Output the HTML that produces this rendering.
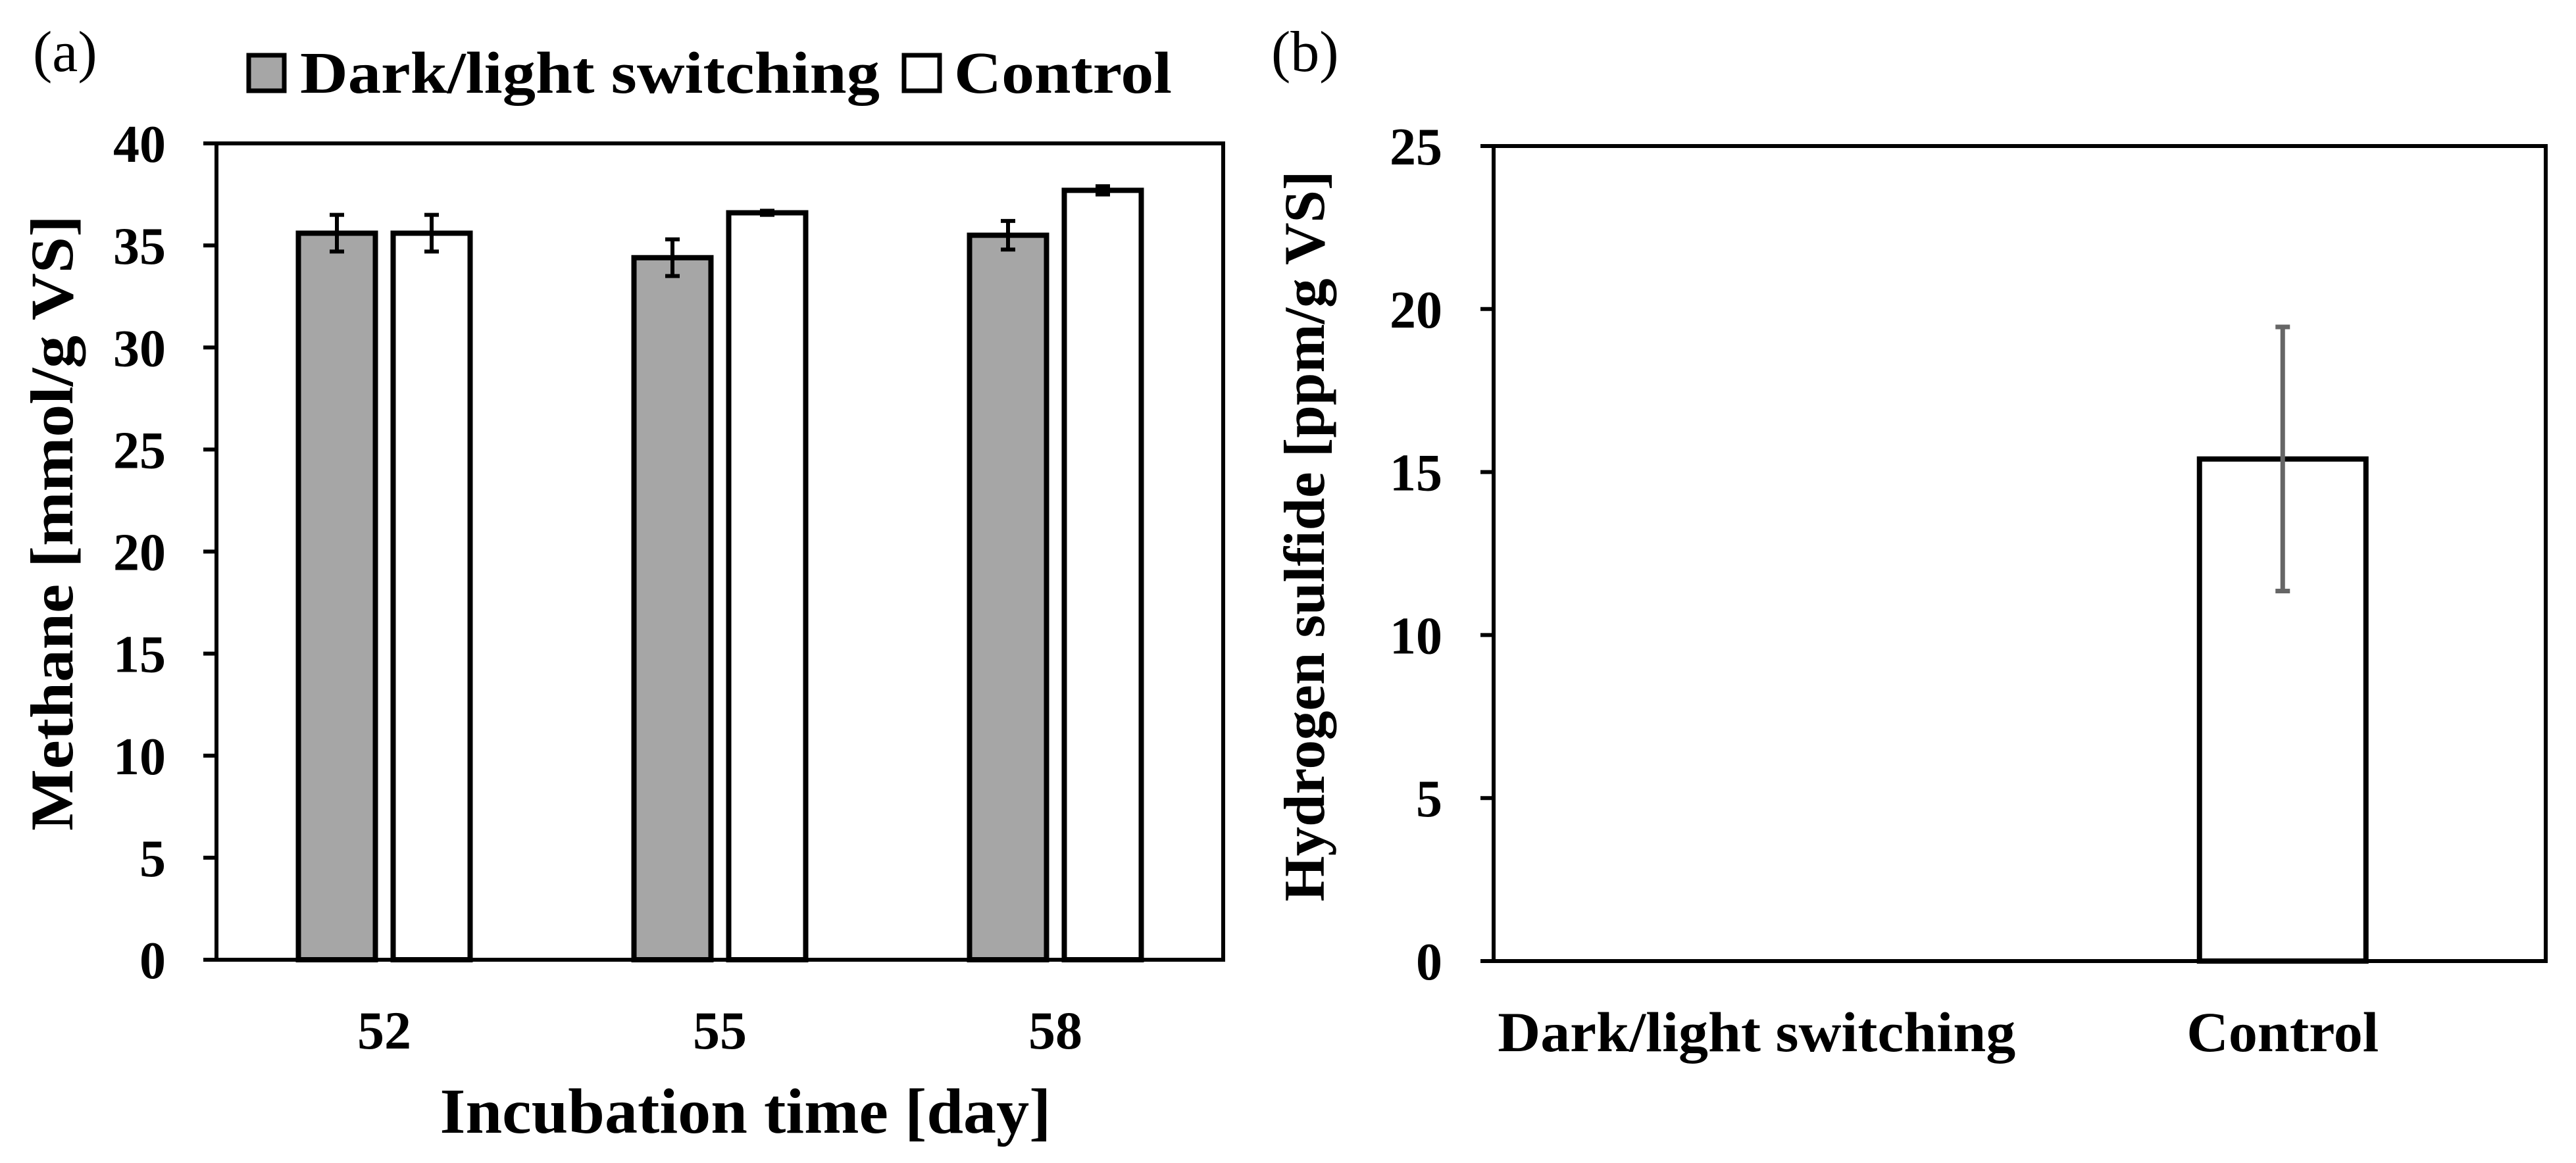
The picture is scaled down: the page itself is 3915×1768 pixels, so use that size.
<!DOCTYPE html>
<html><head><meta charset="utf-8"><style>
html,body{margin:0;padding:0;background:#fff;}
svg{display:block;font-family:"Liberation Serif",serif;}
</style></head><body>
<svg id="s" width="3915" height="1768" viewBox="0 0 3915 1768">
<text x="50" y="108" font-size="88">(a)</text>
<text x="1932" y="108" font-size="88">(b)</text>
<g>
<rect x="378" y="84" width="54" height="54" fill="#a6a6a6" stroke="#000" stroke-width="7"/>
<text x="456" y="141" font-size="90" font-weight="bold" textLength="881" lengthAdjust="spacingAndGlyphs">Dark/light switching</text>
<rect x="1374" y="84" width="54" height="54" fill="#fff" stroke="#000" stroke-width="7"/>
<text x="1450" y="141" font-size="90" font-weight="bold" textLength="331" lengthAdjust="spacingAndGlyphs">Control</text>
</g>
<text transform="translate(110,795) rotate(-90)" text-anchor="middle" font-size="92" font-weight="bold" textLength="936" lengthAdjust="spacingAndGlyphs">Methane [mmol/g VS]</text>
<text x="1133" y="1722" text-anchor="middle" font-size="98" font-weight="bold" textLength="929" lengthAdjust="spacingAndGlyphs">Incubation time [day]</text>
<text transform="translate(2012,815) rotate(-90)" text-anchor="middle" font-size="88" font-weight="bold" textLength="1111" lengthAdjust="spacingAndGlyphs">Hydrogen sulfide [ppm/g VS]</text>
<g id="ga"></g>
<g id="gb"></g>
</svg>
<script>
const daysA = ["52","55","58"];
const darkA = [35.6, 34.4, 35.5];
const darkErrA = [0.9, 0.9, 0.7];
const ctrlA = [35.6, 36.6, 37.7];
const ctrlErrA = [0.9, 0.1, 0.2];
const ticksA = [0,5,10,15,20,25,30,35,40];
const catsB = ["Dark/light switching","Control"];
const valsB = [0, 15.4];
const errB = [0, 4.05];
const ticksB = [0,5,10,15,20,25];

const NS="http://www.w3.org/2000/svg";
function mk(parent,tag,attrs){const e=document.createElementNS(NS,tag);for(const k in attrs)e.setAttribute(k,attrs[k]);parent.appendChild(e);return e;}

// Panel A
const ga=document.getElementById('ga');
const A={l:329,r:1859,t:218,b:1459,max:40};
const ya=v=>A.b-(v/A.max)*(A.b-A.t);
const bandA=(A.r-A.l)/daysA.length;
const bw=117, gap=27;
ticksA.forEach(t=>{
  const y=ya(t);
  const tk=mk(ga,'line',{x1:A.l-20,x2:A.l,y1:y,y2:y,stroke:'#000','stroke-width':6});
  
  
  const tx=mk(ga,'text',{x:252,y:y+28,'text-anchor':'end','font-size':80,'font-weight':'bold'});
  tx.textContent=t;
  
  
});
daysA.forEach((d,i)=>{
  const c=A.l+bandA*(i+0.5);
  [[darkA,darkErrA,'#a6a6a6',c-gap/2-bw,'bar-dark-'+d],[ctrlA,ctrlErrA,'#fff',c+gap/2,'bar-control-'+d]].forEach(([vals,errs,fill,x,name])=>{
    const v=vals[i], y=ya(v);
    const r=mk(ga,'rect',{x:x,y:y,width:bw,height:A.b-y,fill:fill,stroke:'#000','stroke-width':8});
    
    
    const cx=x+bw/2, y1=ya(v+errs[i]), y2=ya(v-errs[i]);
    const eb=mk(ga,'path',{d:`M${cx},${y1}V${y2}M${cx-11},${y1}H${cx+11}M${cx-11},${y2}H${cx+11}`,stroke:'#000','stroke-width':6,fill:'none'});
    
    
  });
  const lt=mk(ga,'text',{x:c,y:1594,'text-anchor':'middle','font-size':82,'font-weight':'bold'});
  lt.textContent=d;
  
  
});
const fa=mk(ga,'rect',{x:A.l,y:A.t,width:A.r-A.l,height:A.b-A.t,fill:'none',stroke:'#000','stroke-width':6});



// Panel B
const gb=document.getElementById('gb');
const B={l:2270,r:3869,t:222,b:1461,max:25};
const yb=v=>B.b-(v/B.max)*(B.b-B.t);
const bandB=(B.r-B.l)/catsB.length;
const bwB=253;
const labW=[787,292];
ticksB.forEach(t=>{
  const y=yb(t);
  const tk=mk(gb,'line',{x1:B.l-20,x2:B.l,y1:y,y2:y,stroke:'#000','stroke-width':6});
  
  
  const tx=mk(gb,'text',{x:2192,y:y+28,'text-anchor':'end','font-size':80,'font-weight':'bold'});
  tx.textContent=t;
  
  
});
catsB.forEach((c,i)=>{
  const cx=B.l+bandB*(i+0.5);
  const v=valsB[i];
  if(v>0){
    const y=yb(v);
    const r=mk(gb,'rect',{x:cx-bwB/2,y:y,width:bwB,height:B.b-y,fill:'#fff',stroke:'#000','stroke-width':8});
    
    
    const y1=yb(v+errB[i]), y2=yb(v-errB[i]);
    const eb=mk(gb,'path',{d:`M${cx},${y1}V${y2}M${cx-11},${y1}H${cx+11}M${cx-11},${y2}H${cx+11}`,stroke:'#666','stroke-width':7,fill:'none'});
    
    
  }
  const lt=mk(gb,'text',{x:cx,y:1598,'text-anchor':'middle','font-size':86,'font-weight':'bold',textLength:labW[i],lengthAdjust:'spacingAndGlyphs'});
  lt.textContent=c;
  
  
});
const fb=mk(gb,'rect',{x:B.l,y:B.t,width:B.r-B.l,height:B.b-B.t,fill:'none',stroke:'#000','stroke-width':6});


</script>
</body></html>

════════════════════

How many lines in the listing above contain "that"? Answer with the number alone.

2